If one scrolls down to read what he has to say about the Native-American genocide the author works to deny blame and deflect for settlers that weaponized disease:
It is broadly true though, but also true that not all disease outbreaks are equal.
Bundling loosely related stuff together to make a nice narrative coherence where they can be considered single “events” for the purpose of making nice lists is arbitrary. We never include the 100 million Spanish Flu deaths in WW1 stats and there is no real logic to this compared to other events where we do add in the disease deaths that occurred roughly concurrently.

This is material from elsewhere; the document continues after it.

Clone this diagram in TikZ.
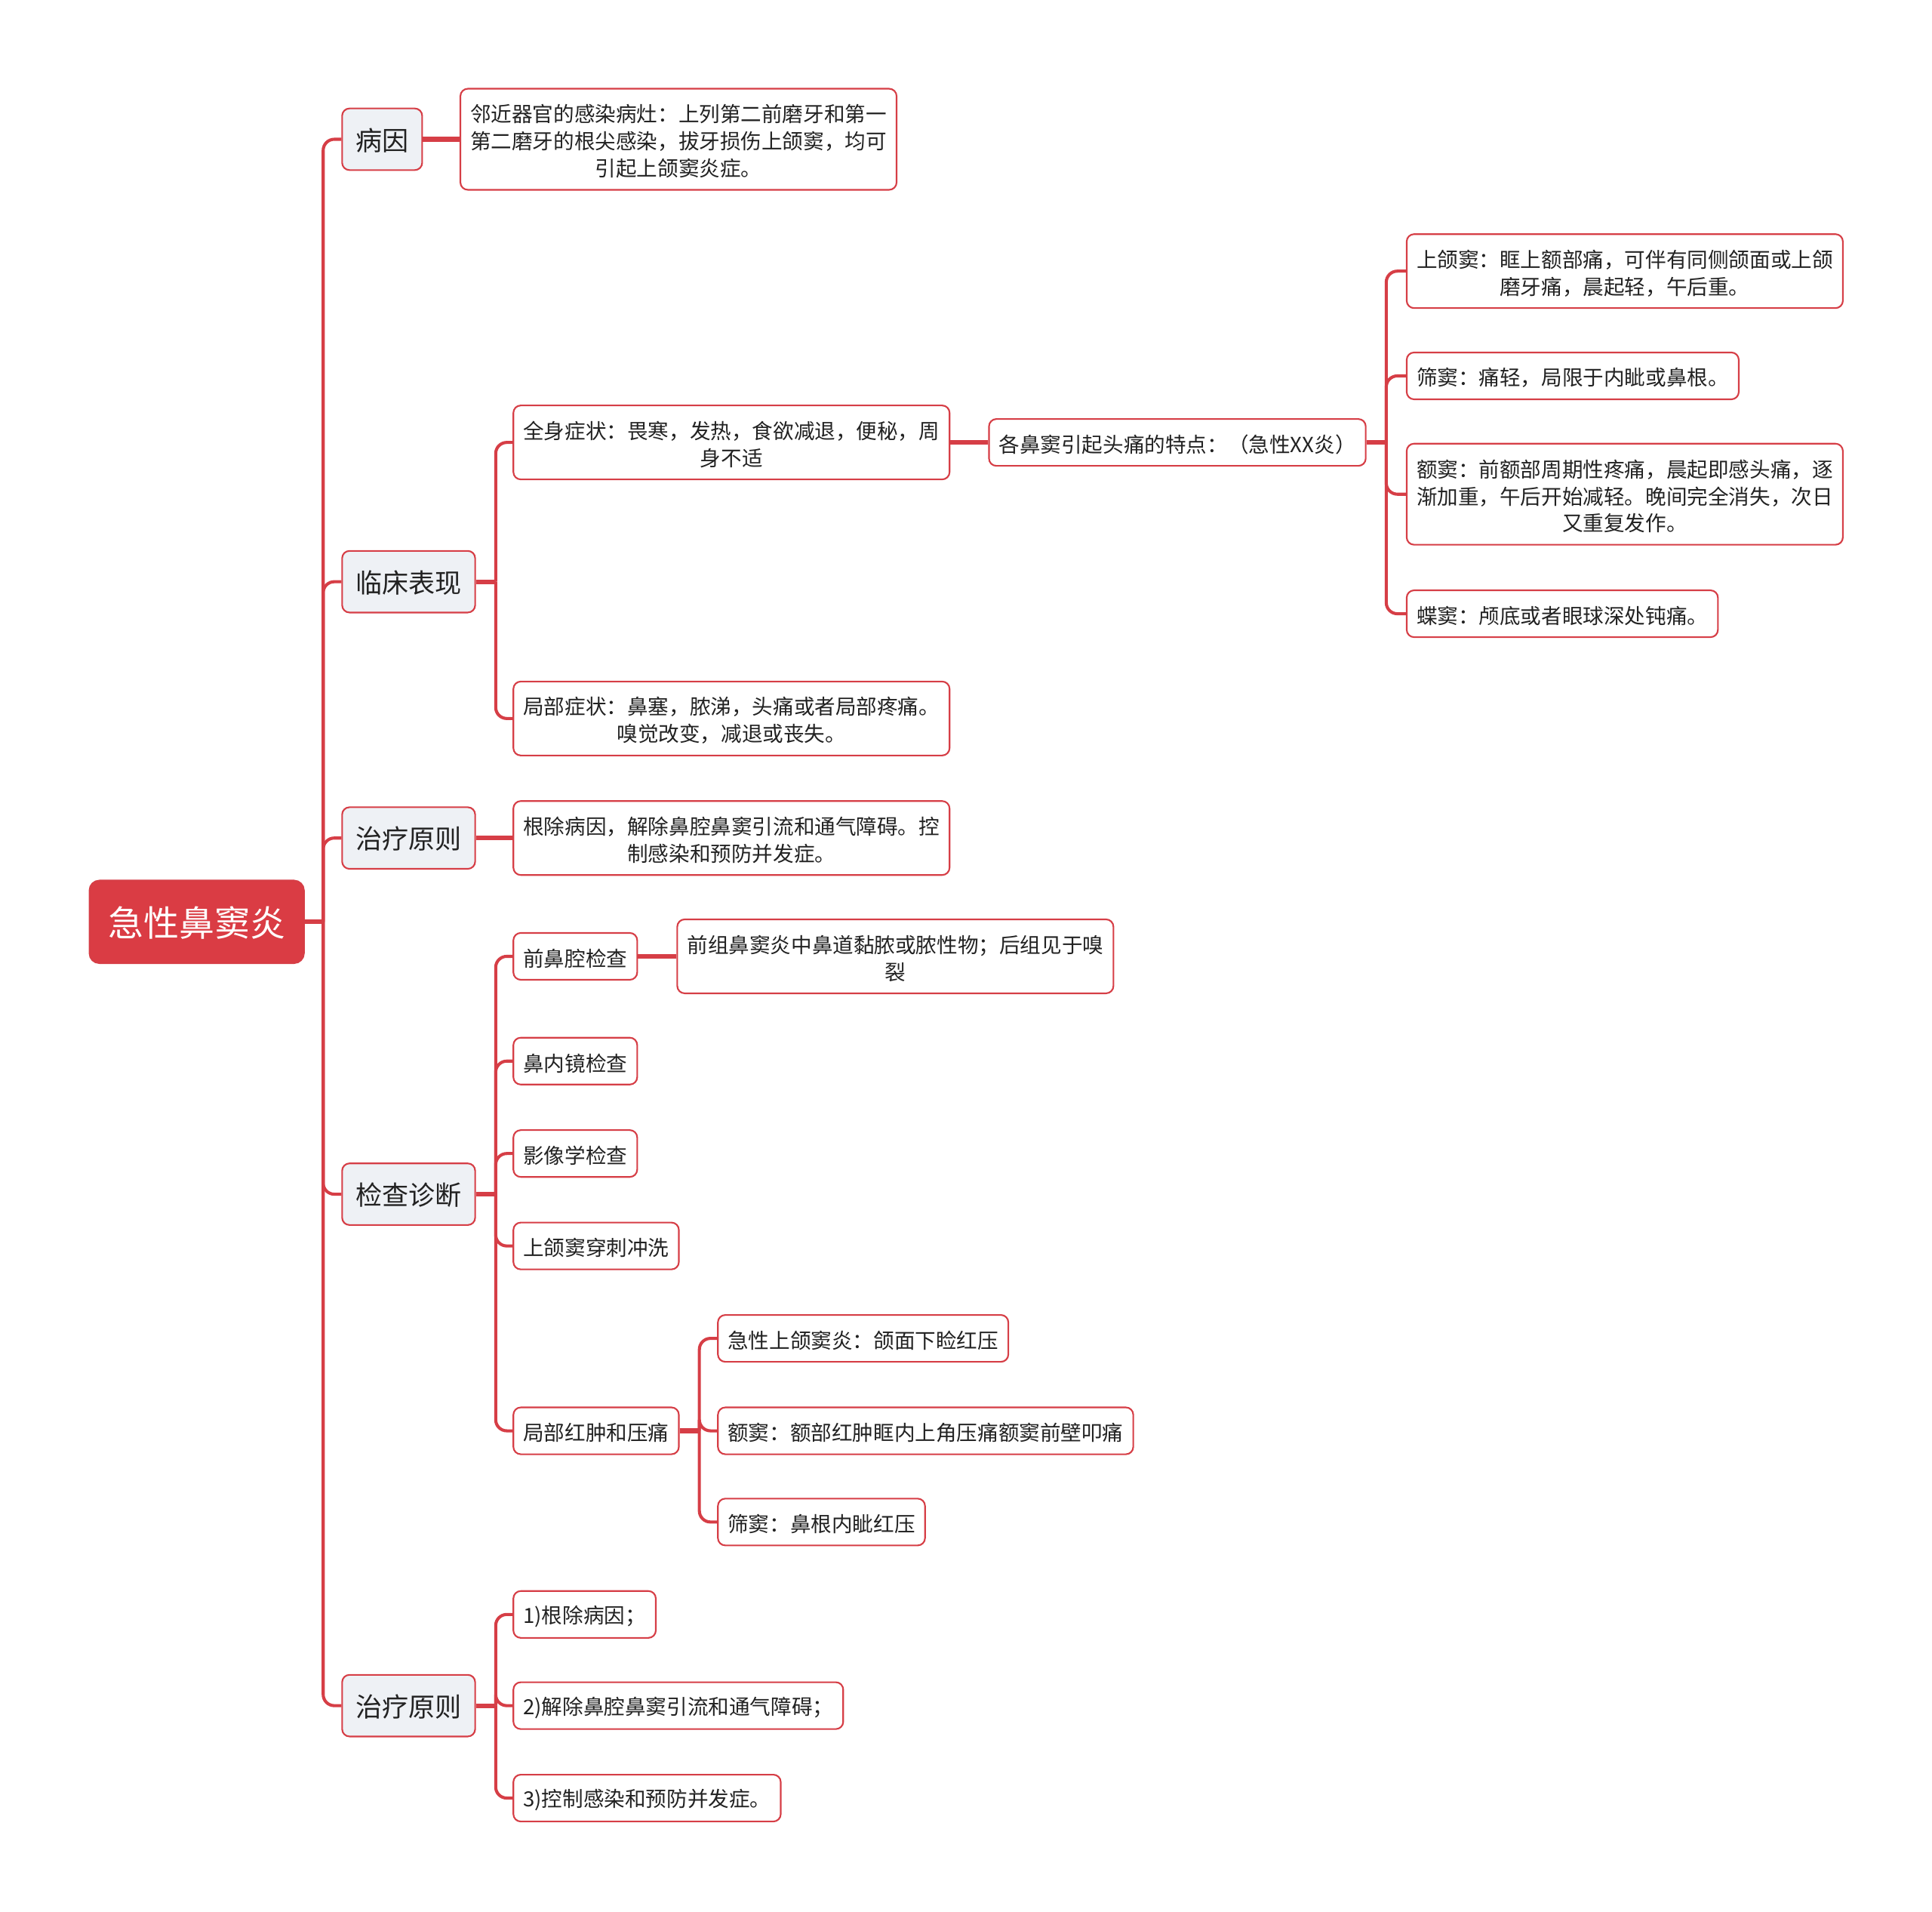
\documentclass[tikz,border=0pt]{standalone}
\usepackage{fontspec}
\setmainfont{Noto Sans CJK SC}
\usetikzlibrary{calc}
\definecolor{lnred}{RGB}{214,62,70}
\definecolor{rootred}{RGB}{218,60,68}
\definecolor{lvgray}{RGB}{238,241,245}
\definecolor{txt}{RGB}{34,34,34}
\newcommand{\dropstrut}[1]{\rule{0pt}{\dimexpr\fontcharht\font`鼻+#1\relax}}
\tikzset{
 base/.style={rounded corners=6pt, line width=1.3pt, draw=lnred, text=txt, inner ysep=2pt},
 rootbox/.style={base, fill=rootred, text=white, font=\fontsize{28.8}{34}\selectfont, inner xsep=15pt, minimum height=67pt, rounded corners=8pt, execute at begin node={\dropstrut{2pt}}},
 lvone/.style={base, fill=lvgray, font=\fontsize{21.5}{26}\selectfont, inner xsep=11pt, minimum height=50pt, execute at begin node={\dropstrut{1.5pt}}},
 leaf/.style={base, fill=white, font=\fontsize{16.9}{22}\selectfont, inner xsep=8pt, minimum height=38pt, execute at begin node={\dropstrut{3.5pt}}},
 wide/.style={text width=338pt, align=center},
 stub/.style={draw=lnred, line width=3.8pt},
 conn/.style={draw=lnred, line width=2.5pt, rounded corners=9pt},
}
\begin{document}
\begin{tikzpicture}[x=1pt,y=-1pt]
\useasboundingbox (0,0) rectangle (1568,1551);
% root
\node[rootbox, anchor=west] (root) at (72,748) {急性鼻窦炎};
% level one
\node[lvone, anchor=west] (a) at (277,113) {病因};
\node[lvone, anchor=west] (b) at (277,472) {临床表现};
\node[lvone, anchor=west] (c) at (277,680) {治疗原则};
\node[lvone, anchor=west] (d) at (277,969) {检查诊断};
\node[lvone, anchor=west] (e) at (277,1384) {治疗原则};
% leaves
\node[leaf, wide, minimum height=82pt, anchor=west] (a1) at (373,113) {邻近器官的感染病灶：上列第二前磨牙和第一\\第二磨牙的根尖感染，拔牙损伤上颌窦，均可\\引起上颌窦炎症。};
\node[leaf, wide, minimum height=60pt, anchor=west] (b1) at (416,359) {全身症状：畏寒，发热，食欲减退，便秘，周\\身不适};
\node[leaf, anchor=west] (b11) at (802,359) {各鼻窦引起头痛的特点：（急性XX炎）};
\node[leaf, wide, minimum height=60pt, anchor=west] (b111) at (1141,220) {上颌窦：眶上额部痛，可伴有同侧颌面或上颌\\磨牙痛，晨起轻，午后重。};
\node[leaf, anchor=west] (b112) at (1141,305) {筛窦：痛轻，局限于内眦或鼻根。};
\node[leaf, wide, minimum height=82pt, anchor=west] (b113) at (1141,401) {额窦：前额部周期性疼痛，晨起即感头痛，逐\\渐加重，午后开始减轻。晚间完全消失，次日\\又重复发作。};
\node[leaf, anchor=west] (b114) at (1141,498) {蝶窦：颅底或者眼球深处钝痛。};
\node[leaf, wide, minimum height=60pt, anchor=west] (b2) at (416,583) {局部症状：鼻塞，脓涕，头痛或者局部疼痛。\\嗅觉改变，减退或丧失。};
\node[leaf, wide, minimum height=60pt, anchor=west] (c1) at (416,680) {根除病因，解除鼻腔鼻窦引流和通气障碍。控\\制感染和预防并发症。};
\node[leaf, anchor=west] (d1) at (416,776) {前鼻腔检查};
\node[leaf, wide, minimum height=60pt, anchor=west] (d11) at (549,776) {前组鼻窦炎中鼻道黏脓或脓性物；后组见于嗅\\裂};
\node[leaf, anchor=west] (d2) at (416,861) {鼻内镜检查};
\node[leaf, anchor=west] (d3) at (416,936) {影像学检查};
\node[leaf, anchor=west] (d4) at (416,1011) {上颌窦穿刺冲洗};
\node[leaf, anchor=west] (d5) at (416,1161) {局部红肿和压痛};
\node[leaf, anchor=west] (d51) at (582,1086) {急性上颌窦炎：颌面下睑红压};
\node[leaf, anchor=west] (d52) at (582,1161) {额窦：额部红肿眶内上角压痛额窦前壁叩痛};
\node[leaf, anchor=west] (d53) at (582,1235) {筛窦：鼻根内眦红压};
\node[leaf, anchor=west] (e1) at (416,1310) {1)根除病因；};
\node[leaf, anchor=west] (e2) at (416,1384) {2)解除鼻腔鼻窦引流和通气障碍；};
\node[leaf, anchor=west] (e3) at (416,1459) {3)控制感染和预防并发症。};
% connectors
\coordinate (rj) at ($(root.east)+(15,0)$);
\draw[stub] (root.east) -- (rj);
\foreach \n in {a,b,c,d,e} \draw[conn] (rj) |- (\n.west);
\draw[stub] (a.east) -- (a1.west);
\coordinate (bj) at ($(b.east)+(16,0)$);
\draw[stub] (b.east) -- (bj);
\foreach \n in {b1,b2} \draw[conn] (bj) |- (\n.west);
\draw[stub] (b1.east) -- (b11.west);
\coordinate (b11j) at ($(b11.east)+(16,0)$);
\draw[stub] (b11.east) -- (b11j);
\foreach \n in {b111,b112,b113,b114} \draw[conn] (b11j) |- (\n.west);
\draw[stub] (c.east) -- (c1.west);
\coordinate (dj) at ($(d.east)+(16,0)$);
\draw[stub] (d.east) -- (dj);
\foreach \n in {d1,d2,d3,d4,d5} \draw[conn] (dj) |- (\n.west);
\draw[stub] (d1.east) -- (d11.west);
\coordinate (d5j) at ($(d5.east)+(16,0)$);
\draw[stub] (d5.east) -- (d5j);
\foreach \n in {d51,d52,d53} \draw[conn] (d5j) |- (\n.west);
\coordinate (ej) at ($(e.east)+(16,0)$);
\draw[stub] (e.east) -- (ej);
\foreach \n in {e1,e2,e3} \draw[conn] (ej) |- (\n.west);
\end{tikzpicture}
\end{document}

The idea of lumping together a 400 years process with multiple actors acting in diverse and often competing ways, along with many wars, atrocities, and conflicts and also epidemics of multiple diseases that were primarily just normal epidemics and considering it a single “event” is not really meaningful imo.
Someone dying of disease on a forced march across country is very different from someone dying during a natural smallpox or cholera outbreak.
We could put the formation of modern Europe into a period from the 30 Years War through the Wars of Spanish and Austrian Succession and the Napoleonic Wars and into the 2 World Wars and call it the European Wars. Add in some plagues, famines and natural disasters and decide it is the worst atrocity in history with 200-300 million deaths.
But we don’t, because we don’t see this as a single “event” even though it makes about as much sense as treating “The conquest of the Americas” as a single event. As a result we can treat it with nuance rather than trying to force it into a single, named atrocity.